横浜市消防局の出初め式に参加した清野菜名さん(手前)=2025年1月12日、横浜市中区新港1丁目、加藤美帆撮影

 フジテレビのドラマ「119 エマージェンシーコール」は、119番通報を受ける消防の通信指令センターが舞台だ。撮影に協力している横浜市消防局には、ドラマを通じて伝えたいことがある。

 ドラマで清野菜名さんが演じる主人公は、119番通報に応答し、救急車や消防車の出動を指令する横浜市消防局司令課3係の指令管制員(ディスパッチャー)だ。
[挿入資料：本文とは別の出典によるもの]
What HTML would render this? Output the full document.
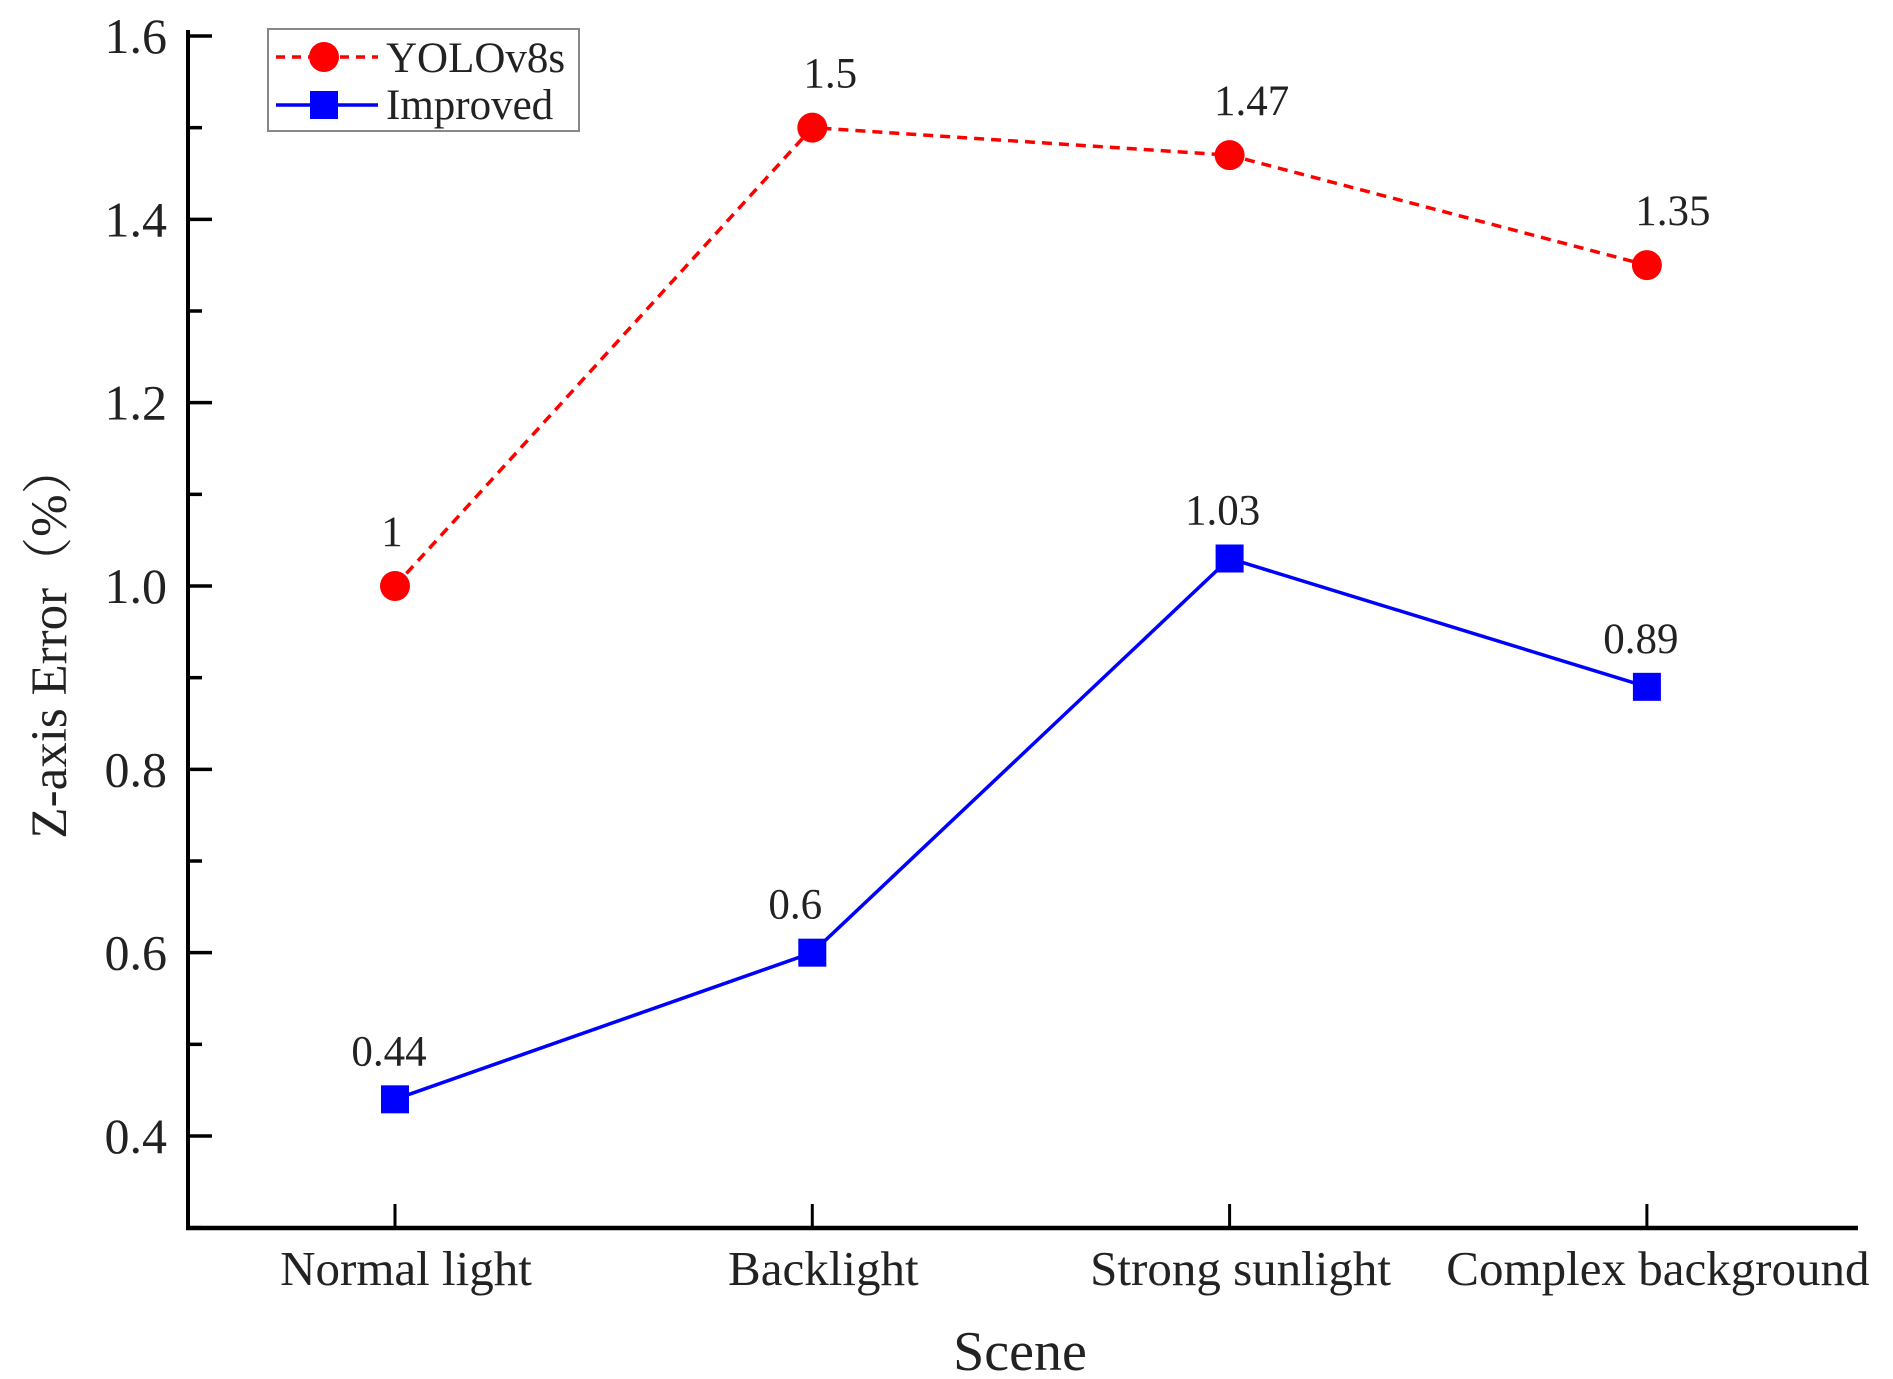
<!DOCTYPE html>
<html><head><meta charset="utf-8"><style>
html,body{margin:0;padding:0;background:#fff;}
svg{display:block;font-family:"Liberation Serif","Noto Serif CJK SC",serif;}
</style></head><body>
<svg id="chart" width="1893" height="1379" viewBox="0 0 1893 1379" xmlns="http://www.w3.org/2000/svg">
<g id="axes"></g>
<g id="series"></g>
<text transform="translate(66,641) rotate(-90)" text-anchor="middle" font-size="51" fill="#222">Z-axis Error（%）</text>
<text x="1020" y="1370" text-anchor="middle" font-size="56" fill="#222">Scene</text>
<g>
<rect x="268" y="29" width="311" height="102" fill="#fff" stroke="#888" stroke-width="2"/>
<g>
<line x1="276" y1="57" x2="378" y2="57" stroke="#ff0000" stroke-width="3.5" stroke-dasharray="9,7"/>
<circle cx="324" cy="57" r="15" fill="#ff0000"/>
<text x="386" y="72" font-size="43" fill="#222">YOLOv8s</text>
</g>
<g>
<line x1="276" y1="105" x2="378" y2="105" stroke="#0000ff" stroke-width="3.5"/>
<rect x="310" y="91" width="28" height="28" fill="#0000ff"/>
<text x="386" y="119" font-size="43" fill="#222">Improved</text>
</g>
</g>
</svg>
<script>
const categories = ["Normal light","Backlight","Strong sunlight","Complex background"];
const yoloValues = [1, 1.5, 1.47, 1.35];
const improvedValues = [0.44, 0.6, 1.03, 0.89];
const yoloLabels = ["1","1.5","1.47","1.35"];
const improvedLabels = ["0.44","0.6","1.03","0.89"];
const yTickLabels = ["0.4","0.6","0.8","1.0","1.2","1.4","1.6"];
const yTickValues = [0.4,0.6,0.8,1.0,1.2,1.4,1.6];

const NS = "http://www.w3.org/2000/svg";
const X0 = 188, X1 = 1858, YB = 1228;
const yMin = 0.4, yMax = 1.6, pyMin = 1136, pyMax = 36;
function yScale(v){ return pyMin + (v - yMin) * (pyMax - pyMin) / (yMax - yMin); }
function xScale(i){ return 395 + i * 417.3; }
function mk(tag, attrs, parent){ const e = document.createElementNS(NS, tag); for (const k in attrs) e.setAttribute(k, attrs[k]); parent.appendChild(e); return e; }

const axes = document.getElementById('axes');
const yAxis = mk('line', {x1:X0, y1:30, x2:X0, y2:YB+2, stroke:'#000', 'stroke-width':4}, axes);


const xAxis = mk('line', {x1:X0-2, y1:YB, x2:X1, y2:YB, stroke:'#000', 'stroke-width':4.5}, axes);



for (let k = 3; k <= 16; k++) {
  const v = k / 10;
  const major = k % 2 === 0;
  const t = mk('line', {x1:X0, x2:X0 + (major ? 24 : 14), y1:yScale(v), y2:yScale(v), stroke:'#000', 'stroke-width':3.5}, axes);
  
  
}
yTickValues.forEach((v, i) => {
  const t = mk('text', {x:167, y:yScale(v)+17, 'text-anchor':'end', 'font-size':50, fill:'#222'}, axes);
  t.textContent = yTickLabels[i];
  
  
});
categories.forEach((c, i) => {
  const t = mk('line', {x1:xScale(i), x2:xScale(i), y1:YB, y2:YB-24, stroke:'#000', 'stroke-width':3}, axes);
  
  
  const l = mk('text', {x:xScale(i)+11, y:1285, 'text-anchor':'middle', 'font-size':49, fill:'#222'}, axes);
  l.textContent = c;
  
  
});

const series = document.getElementById('series');
function pts(vals){ return vals.map((v,i)=>xScale(i)+','+yScale(v)).join(' '); }
const yl = mk('polyline', {points:pts(yoloValues), fill:'none', stroke:'#ff0000', 'stroke-width':3.5, 'stroke-dasharray':'10,7'}, series);


const il = mk('polyline', {points:pts(improvedValues), fill:'none', stroke:'#0000ff', 'stroke-width':3.5}, series);


const labelDx = [-3, 18, 22, 26];
const labelDx2 = [-6, -17, -7, -6];
yoloValues.forEach((v, i) => {
  const c = mk('circle', {cx:xScale(i), cy:yScale(v), r:15, fill:'#ff0000'}, series);
  
  
  const t = mk('text', {x:xScale(i)+labelDx[i], y:yScale(v)-40, 'text-anchor':'middle', 'font-size':43, fill:'#222'}, series);
  t.textContent = yoloLabels[i];
  
  
});
improvedValues.forEach((v, i) => {
  const r = mk('rect', {x:xScale(i)-14, y:yScale(v)-14, width:28, height:28, fill:'#0000ff'}, series);
  
  
  const t = mk('text', {x:xScale(i)+labelDx2[i], y:yScale(v)-34, 'text-anchor':'middle', 'font-size':43, fill:'#222'}, series);
  t.textContent = improvedLabels[i];
  
  
});
</script>
</body></html>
 「私たちは裏方。当初はドラマになるのか、心配になりました」と話すのは、「本物」の市消防局司令課司令3係長の高橋円佳さん(48)。指令管制員のキャリアは計10年になる。

 高橋さんは2000年に市消防局に入り、主に救急の現場で経験を積み、初めて司令課に配属されたときは「最初は怖かった」と振り返る。

「景色が見えるようになった」

 救急の仕事では、出動前に現場の状況や傷病者の性別、年齢などの情報が入っている。でも、指令管制員は電話をとるまで火災か病気かもわからない。「事前情報ゼロ」で現場に出向くようなもの。しかも、音声だけが頼みの綱だ。

 でも、緊張する高橋さんに当時の上司はこう言った。「そのうち景色が見えるようになるから、大丈夫だよ」

 実際、通報者の背後の音に耳を澄ますと、現場の状況を思い浮かべることができるようになった。

 通報への対応後に、実際の現場を確認しに行くこともある。

 たとえば、高速道路のジャンクション。似た景色が続き、通報者も自分がどこにいるのかわからなくなりがちだ。次の対応の際に生かすため、勤務の合間に現地を確認しに行き、目印になるものを探したという。